TASK DIRECTIONS >> From the top of the entries, reproduce each line exactly, stopping after the line that contains "const GREY = '#595959';". Omit pictures.

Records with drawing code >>
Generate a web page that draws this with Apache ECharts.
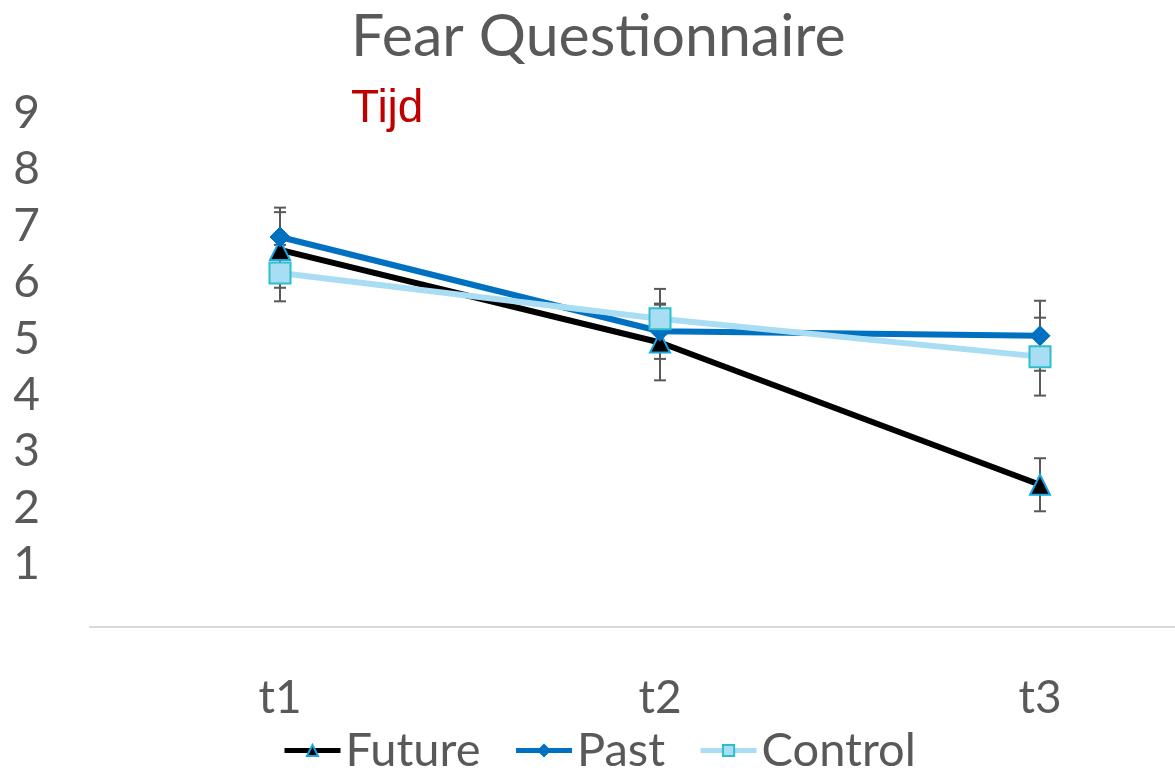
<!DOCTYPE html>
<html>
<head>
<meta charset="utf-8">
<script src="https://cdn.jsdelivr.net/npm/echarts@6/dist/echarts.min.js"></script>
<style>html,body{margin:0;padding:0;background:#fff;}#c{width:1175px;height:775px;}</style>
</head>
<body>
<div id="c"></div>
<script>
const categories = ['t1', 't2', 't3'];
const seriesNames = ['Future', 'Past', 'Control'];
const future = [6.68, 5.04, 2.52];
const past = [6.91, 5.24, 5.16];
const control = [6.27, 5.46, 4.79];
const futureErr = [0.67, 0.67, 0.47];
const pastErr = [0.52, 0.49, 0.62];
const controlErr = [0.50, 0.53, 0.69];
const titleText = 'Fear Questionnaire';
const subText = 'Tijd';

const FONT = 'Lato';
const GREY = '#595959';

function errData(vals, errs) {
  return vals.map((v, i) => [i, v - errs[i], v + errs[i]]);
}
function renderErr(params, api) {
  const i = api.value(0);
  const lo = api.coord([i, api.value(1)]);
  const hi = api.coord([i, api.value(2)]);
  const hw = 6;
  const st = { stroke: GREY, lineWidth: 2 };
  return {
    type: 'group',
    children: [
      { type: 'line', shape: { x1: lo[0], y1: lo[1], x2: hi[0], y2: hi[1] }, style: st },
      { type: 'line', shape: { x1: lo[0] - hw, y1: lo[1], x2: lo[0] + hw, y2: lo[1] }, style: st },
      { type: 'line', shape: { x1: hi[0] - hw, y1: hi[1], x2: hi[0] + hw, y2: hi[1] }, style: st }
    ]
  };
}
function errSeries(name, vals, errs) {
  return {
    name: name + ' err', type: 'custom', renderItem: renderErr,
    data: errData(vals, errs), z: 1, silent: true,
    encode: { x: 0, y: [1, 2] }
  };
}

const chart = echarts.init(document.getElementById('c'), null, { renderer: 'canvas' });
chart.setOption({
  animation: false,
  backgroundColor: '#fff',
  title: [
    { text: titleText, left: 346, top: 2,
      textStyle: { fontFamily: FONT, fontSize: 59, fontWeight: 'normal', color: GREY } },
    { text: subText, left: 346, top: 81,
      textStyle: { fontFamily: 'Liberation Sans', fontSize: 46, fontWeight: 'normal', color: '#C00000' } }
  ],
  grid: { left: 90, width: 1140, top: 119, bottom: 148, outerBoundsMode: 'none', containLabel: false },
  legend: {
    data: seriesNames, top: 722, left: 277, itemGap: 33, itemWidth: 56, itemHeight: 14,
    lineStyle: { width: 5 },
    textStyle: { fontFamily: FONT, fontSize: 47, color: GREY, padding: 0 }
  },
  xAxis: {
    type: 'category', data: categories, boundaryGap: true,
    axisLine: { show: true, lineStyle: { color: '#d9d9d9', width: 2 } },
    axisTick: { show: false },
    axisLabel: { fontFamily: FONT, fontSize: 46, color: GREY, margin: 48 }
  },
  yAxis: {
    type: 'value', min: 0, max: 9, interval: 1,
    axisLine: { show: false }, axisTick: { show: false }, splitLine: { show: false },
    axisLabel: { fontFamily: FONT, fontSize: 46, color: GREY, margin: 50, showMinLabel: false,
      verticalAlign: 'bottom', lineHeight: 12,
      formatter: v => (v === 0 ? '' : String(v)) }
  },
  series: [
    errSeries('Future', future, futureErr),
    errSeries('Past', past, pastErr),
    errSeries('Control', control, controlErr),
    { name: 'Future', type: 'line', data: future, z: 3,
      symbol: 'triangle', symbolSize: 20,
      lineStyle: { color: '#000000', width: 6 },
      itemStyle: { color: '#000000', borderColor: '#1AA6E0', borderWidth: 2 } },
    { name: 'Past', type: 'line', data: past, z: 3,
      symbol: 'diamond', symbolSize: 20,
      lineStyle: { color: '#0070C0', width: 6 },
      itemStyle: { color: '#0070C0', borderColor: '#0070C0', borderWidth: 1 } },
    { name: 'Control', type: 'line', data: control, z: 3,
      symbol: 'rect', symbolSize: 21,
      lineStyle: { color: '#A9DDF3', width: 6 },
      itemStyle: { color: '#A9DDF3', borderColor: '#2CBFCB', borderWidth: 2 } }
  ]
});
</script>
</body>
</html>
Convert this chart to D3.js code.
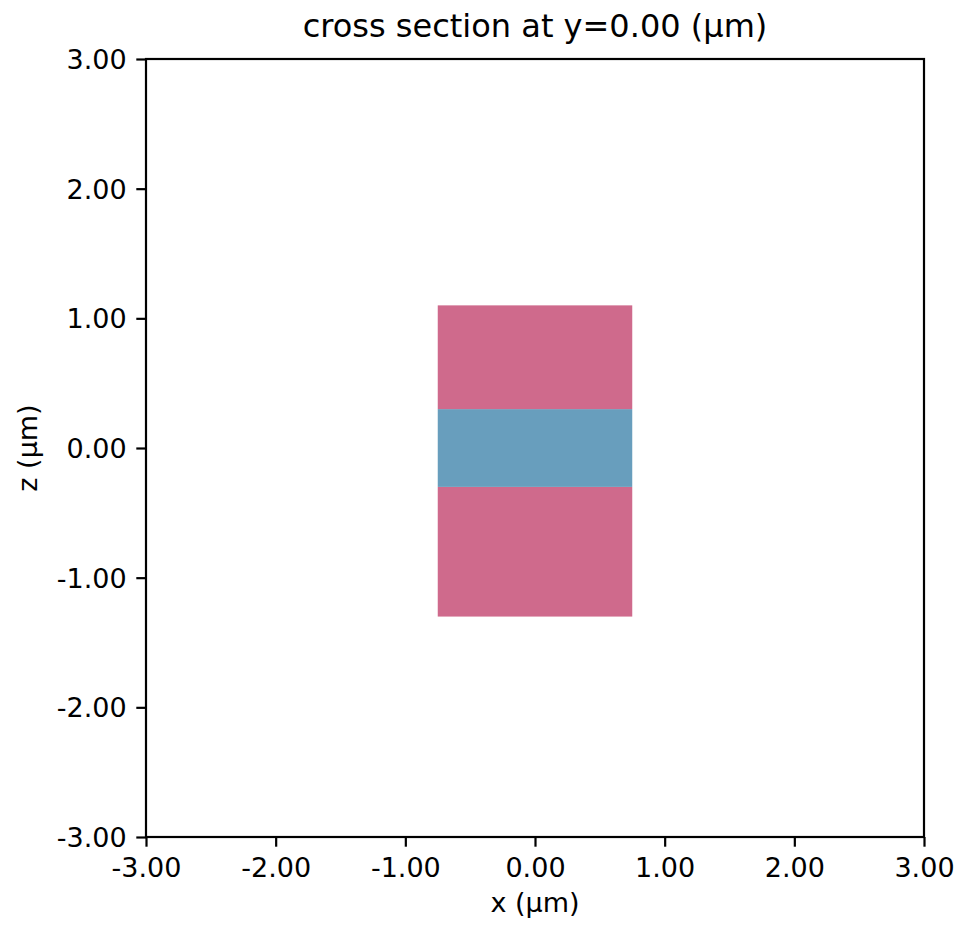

ANSWER TO THE EXERCISE >>
Generate a web page that draws this with Apache ECharts.
<!DOCTYPE html>
<html>
<head>
<meta charset="utf-8">
<script src="https://cdn.jsdelivr.net/npm/echarts@6/dist/echarts.min.js"></script>
<style>html,body{margin:0;padding:0;background:#fff;}#c{width:1175px;height:775px;}</style>
</head>
<body>
<div id="c"></div>
<script>
const categories = ['t1', 't2', 't3'];
const seriesNames = ['Future', 'Past', 'Control'];
const future = [6.68, 5.04, 2.52];
const past = [6.91, 5.24, 5.16];
const control = [6.27, 5.46, 4.79];
const futureErr = [0.67, 0.67, 0.47];
const pastErr = [0.52, 0.49, 0.62];
const controlErr = [0.50, 0.53, 0.69];
const titleText = 'Fear Questionnaire';
const subText = 'Tijd';

const FONT = 'Lato';
const GREY = '#595959';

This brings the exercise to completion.